How to Practice Gratitude
Now that you know what gratitude is and why it’s important, it’s worth noting some ways of practicing gratitude in your daily routine. These suggestions need not be complicated or take up too much time: the simpler the better. It’s the intention that counts!((Happify Daily: The Science Behind Gratitude (and How It Can Change Your Life)))
1. Start a Gratitude Journal
Whether you do this at night or first thing in the morning, make a list of everything you’re grateful for. Start by listing 3-5 things, and you can work your way up later if you wish. You’ll be surprised at how this can change your perspective and shift your day for the better.
2. Make a Gratitude Jar
For every moment of gratitude, write a note on a piece of paper and toss it into a jar. On New Year’s Eve, open up the notes and remind yourself of all the wonderful moments you were grateful for throughout the year.
3. Write a Letter
Take some time to write a letter to someone you’re grateful for. Handwritten letters carry so much loving energy! Not only are you sharing your gratitude with this person, but that person may be inspired to pay it forward to someone else.

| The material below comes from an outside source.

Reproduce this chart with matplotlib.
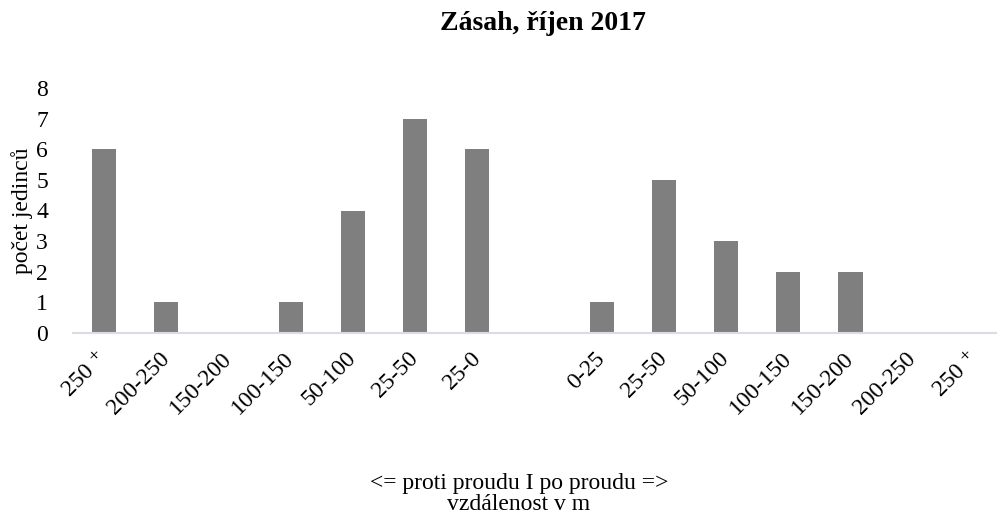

Some days, you may find yourself unable to express gratitude. This may be because you’re going through a hard time or facing an unprecedented challenge. Take this moment to practice gratitude anyway. Identify the challenge you’re facing and think about what silver lining or life lesson lives in this challenge. Then, offer your gratitude for giving you wisdom, strength, and courage((Inc.: 7 Easy Gratitude Exercises That Make Even the Most Pessimistic People Happier)).
Gratitude can be thought of as an emotion, a mental state of mind, or an affirmation of something or someone good in your life. Whatever way you choose to define it, is a personal choice that is meant to bring you closer to joy and happiness.
The importance of practicing gratitude, in small steps throughout your day, is a vital tool in maintaining optimal mental, physical, and emotional health. It also acts as a ripple of positivity in your relationships, social circles, and community. We can all practice gratitude and pay it forward for a better, kinder world.